Companies operating in Illinois, Indiana, Kentucky, Louisiana, Maryland, Michigan, New Jersey, New York, Ohio, Pennsylvania, Virginia, and West Virginia – whose operations involve the release of emissions — will need to consult the Environmental Protection Agency’s Revised Cross-State Air Pollution Update Rule to determine whether their operations might be affected by the Federal Implementation Plan.
The rule requires power plants and other high-emitting machinery to install emission-reduction equipment and update pollution controls.
The District of Columbia Circuit of the United States Court of Appeals unanimously affirmed the rule over objections that it was “arbitrary and capricious,” and that the EPA failed to conduct an appropriate assessment under the Clean Air Act (“CAA”). At issue was whether the rule was allowed to regulate activities in certain states under the CAA’s “Good Neighbor Provision,” which requires each state to prevent its air pollutant emissions from contributing significantly to a downwind state’s inability to meet EPA emission guidelines.
According to the D.C. Circuit, the EPA is allowed to regulate state emissions after following a four-step process which includes air-quality modeling, emission quantification based on that modeling, application of a multifactor cost-benefit test, and specification of enforceable measures designed to meet emission-reduction requirements in the affected states.
A trade group in the affected states challenged the rule on the grounds that the EPA had not properly implemented these steps, cut corners in order to propound the rule by the applicable deadline, and that its adoption of the rule was “arbitrary.” According to the trade group, a more comprehensive testing model showed lower emissions levels that did not meet the standard for EPA involvement.
The D.C. Circuit disagreed, finding that executive agency determinations based upon “highly complex and technical matters” are “entitled to great deference” because courts lack the expertise necessary to oversee such actions, and policy choices are more correctly made by a “politically accountable branch of the government.”

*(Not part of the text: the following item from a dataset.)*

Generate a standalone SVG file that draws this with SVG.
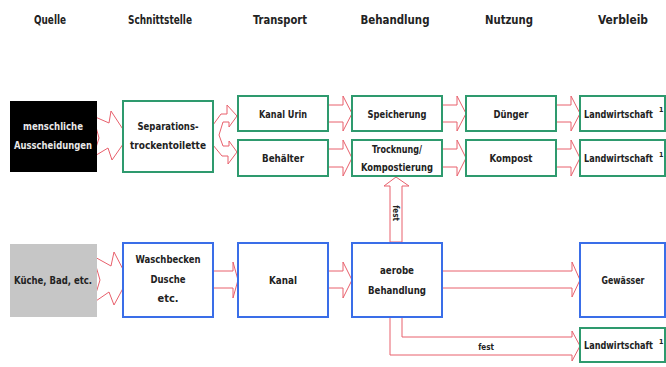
<svg xmlns="http://www.w3.org/2000/svg" width="666" height="367" viewBox="0 0 666 367">
<style>
text{font-family:"Liberation Sans Narrow","DejaVu Sans Condensed","Roboto",sans-serif;font-weight:bold;fill:#222;text-anchor:middle;font-size:10.5px}
.h{font-size:13px}
.g{fill:#fff;stroke:#2e9a6e;stroke-width:2}
.b{fill:#fff;stroke:#3a6ee8;stroke-width:2}
.a{fill:#fff;stroke:#e8606c;stroke-width:1}
.l{text-anchor:start}
.w{fill:#e8e8e8}
.s{font-size:7px;text-anchor:start}
</style>
<rect width="666" height="367" fill="#fff"/>
<g id="headers">
<text class="h" x="50" y="24" textLength="32" lengthAdjust="spacingAndGlyphs">Quelle</text>
<text class="h" x="160" y="24" textLength="64" lengthAdjust="spacingAndGlyphs">Schnittstelle</text>
<text class="h" x="280" y="24" textLength="54" lengthAdjust="spacingAndGlyphs">Transport</text>
<text class="h" x="395" y="24" textLength="69" lengthAdjust="spacingAndGlyphs">Behandlung</text>
<text class="h" x="509" y="24" textLength="48" lengthAdjust="spacingAndGlyphs">Nutzung</text>
<text class="h" x="623" y="24" textLength="50" lengthAdjust="spacingAndGlyphs">Verbleib</text>
</g>
<g id="connectors">
<polygon class="a" points="93,116 109,123 111,111 128,137 112,160 108,148 93,157 99,138"/>
<polygon class="a" points="213,125 221,114 227,114 227,105 237,116 229,127 229,122 223,122 219,135 223,146 229,146 229,141 237,152 228,164 228,156 222,156 213,145"/>
<polygon class="a" points="328,105 343,105 343,96 352,113.5 343,131 343,122 328,122"/>
<polygon class="a" points="442,105 457,105 457,96 466,113.5 457,131 457,122 442,122"/>
<polygon class="a" points="556,105 571,105 571,96 580,113.5 571,131 571,122 556,122"/>
<polygon class="a" points="328,149 343,149 343,140 352,158 343,176 343,167 328,167"/>
<polygon class="a" points="442,149 457,149 457,140 466,158 457,176 457,167 442,167"/>
<polygon class="a" points="556,149 571,149 571,140 580,158 571,176 571,167 556,167"/>
<polygon class="a" points="93,256 111,266 114,252 128,279 114,305 109,292 93,303 100,280"/>
<polygon class="a" points="213,271 233,271 233,262 238,280 233,298 233,288 213,288"/>
<polygon class="a" points="328,271 343,271 343,262 352,280 343,298 343,288 328,288"/>
<polygon class="a" points="442,271 572,271 572,262 580,280 572,297 572,288 442,288"/>
<polygon class="a" points="390,242 390,186 384,186 396,177 409,186 402,186 402,242"/>
<text x="0" y="0" transform="translate(393,213) rotate(90)" style="font-size:8px">fest</text>
<polygon class="a" points="402,317 402,337 572,337 572,331 580,346 572,361 572,355 390,355 390,317"/>
<text x="486" y="350" style="font-size:8px">fest</text>
</g>
<g id="n-mensch"><rect x="10" y="101" width="87" height="71" fill="#000"/><text class="w" x="53" y="130" textLength="60" lengthAdjust="spacingAndGlyphs">menschliche</text><text class="w" x="53" y="149" textLength="78" lengthAdjust="spacingAndGlyphs">Ausscheidungen</text></g>
<g id="n-sep"><rect class="g" x="123" y="101" width="90" height="71"/><text x="168" y="130" textLength="61" lengthAdjust="spacingAndGlyphs">Separations-</text><text x="168" y="149" textLength="76" lengthAdjust="spacingAndGlyphs">trockentoilette</text></g>
<g id="n-kanalurin"><rect class="g" x="238" y="96" width="90" height="35"/><text x="283" y="117.5" textLength="48" lengthAdjust="spacingAndGlyphs">Kanal Urin</text></g>
<g id="n-behaelter"><rect class="g" x="238" y="140" width="90" height="36"/><text x="283" y="162" textLength="42" lengthAdjust="spacingAndGlyphs">Behälter</text></g>
<g id="n-speicherung"><rect class="g" x="352" y="96" width="90" height="35"/><text x="397" y="117.5" textLength="59" lengthAdjust="spacingAndGlyphs">Speicherung</text></g>
<g id="n-trocknung"><rect class="g" x="352" y="140" width="90" height="36"/><text x="397" y="153" textLength="50" lengthAdjust="spacingAndGlyphs">Trocknung/</text><text x="397" y="171" textLength="72" lengthAdjust="spacingAndGlyphs">Kompostierung</text></g>
<g id="n-duenger"><rect class="g" x="466" y="96" width="90" height="35"/><text x="511" y="117.5" textLength="35" lengthAdjust="spacingAndGlyphs">Dünger</text></g>
<g id="n-kompost"><rect class="g" x="466" y="140" width="90" height="36"/><text x="511" y="162" textLength="43" lengthAdjust="spacingAndGlyphs">Kompost</text></g>
<g id="n-lw1"><rect class="g" x="580" y="96" width="85" height="35"/><text class="l" x="584" y="117.5" textLength="69" lengthAdjust="spacingAndGlyphs">Landwirtschaft</text><text class="s" x="659" y="112">1</text></g>
<g id="n-lw2"><rect class="g" x="580" y="140" width="85" height="36"/><text class="l" x="584" y="162" textLength="69" lengthAdjust="spacingAndGlyphs">Landwirtschaft</text><text class="s" x="659" y="156.5">1</text></g>
<g id="n-kueche"><rect x="10" y="244" width="87" height="73" fill="#c6c6c6"/><text x="53" y="284" textLength="78" lengthAdjust="spacingAndGlyphs">Küche, Bad, etc.</text></g>
<g id="n-wasch"><rect class="b" x="123" y="243" width="90" height="74"/><text x="168" y="263" textLength="65" lengthAdjust="spacingAndGlyphs">Waschbecken</text><text x="168" y="283" textLength="35" lengthAdjust="spacingAndGlyphs">Dusche</text><text x="168" y="302" textLength="21" lengthAdjust="spacingAndGlyphs">etc.</text></g>
<g id="n-kanal"><rect class="b" x="238" y="243" width="90" height="74"/><text x="283" y="284" textLength="28" lengthAdjust="spacingAndGlyphs">Kanal</text></g>
<g id="n-aerob"><rect class="b" x="352" y="243" width="90" height="74"/><text x="397" y="274" textLength="34" lengthAdjust="spacingAndGlyphs">aerobe</text><text x="397" y="294" textLength="58" lengthAdjust="spacingAndGlyphs">Behandlung</text></g>
<g id="n-gewaesser"><rect class="b" x="580" y="243" width="85" height="74"/><text x="623" y="284" textLength="43" lengthAdjust="spacingAndGlyphs">Gewässer</text></g>
<g id="n-lw3"><rect class="g" x="580" y="328" width="85" height="34"/><text class="l" x="584" y="349" textLength="69" lengthAdjust="spacingAndGlyphs">Landwirtschaft</text><text class="s" x="659" y="343.5">1</text></g>
</svg>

The takeaway for concerned businesses is that courts will be reluctant to interfere with executive agency decisions dealing with complex or technical matters, even if that agency may be rushed or not using the best methodology to support those decisions. Companies should therefore be hesitant to invest significant resources into alternative testing or legal representation when confronted with a regulation that requires significant expertise to understand or apply.